White struggled with his sexuality. He is variously described as gay or bisexual, and his sexual interest in men managed to manifest in his photography despite the need for cover.
An exhibit at the Getty Museum in Los Angeles and the accompanying must-have book, Minor White: Manifestation of the Spirit by Paul Martineau (available at Amazon for less than $30), reveal White's visionary relationship to photography. Of special interest in the book, published in its entirety for the first time, is White's stunning series "The Temptation of Anthony Is Mirrors," consisting of 32 photographs of White's student and model Tom Murphy made in 1947 and 1948 in San Francisco.
White's photographs of Murphy's hands and feet are interspersed within a larger group of portraits and nude figure studies. White kept the series secret for years, as at the time he made the photographs it was illegal to publish or show images with male frontal nudity. Anyone making such images would be assumed homosexual and outed at a time when that invariably meant losing gainful employment.
As Martineau explains in the introduction to the book:
"White produced three sequences expressing his love and sexual feelings for men. Intent on using the camera as a tool for self-discovery, White believed that all of his pictures were mirrors of himself: hence the unusual title of the first sequence, "The Temptation of St. Anthony Is Mirrors." The sequence comprises thirty-two photographs of White's student Tom Murphy. Photographs of Murphy's hands and feet are interspersed within the larger group of portraits and nude figure studies, which draw on the history of art, both religious and secular, from the dead body of Christ to ancient Greek sculpture....
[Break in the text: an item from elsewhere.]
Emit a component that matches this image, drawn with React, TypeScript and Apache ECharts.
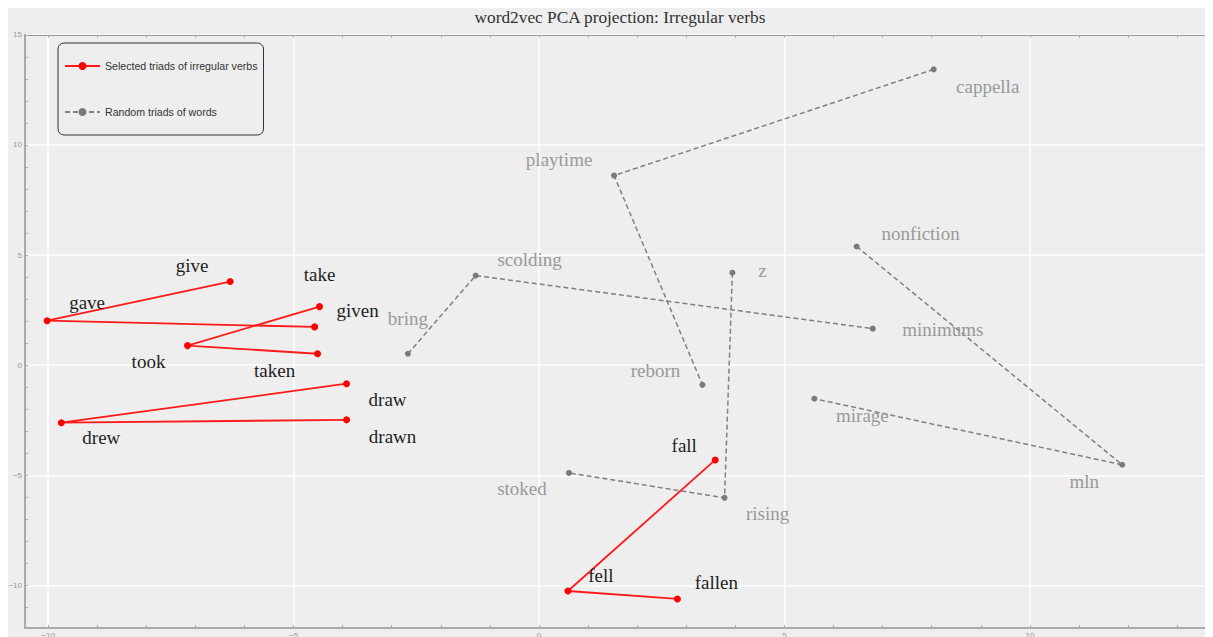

White mounted and bound the photographs of Murphy in a small artist's book. To page through it, with its alternating rhythms of stillness and movement, is to take a pilgrimage of sorts through White's various mental and emotional states, from anguish to ecstasy. Until now, "The Temptation of St. Anthony Is Mirrors" has never been exhibited or published in full; White kept it private, giving the only other copy to Murphy. In the late 1940s it was illegal to exhibt or publish full-frontal male nudes, and any man who did so would effectively have outed himself as a homosexual. The consequences for White would certainly have included losing his job as a teacher, his main source of income."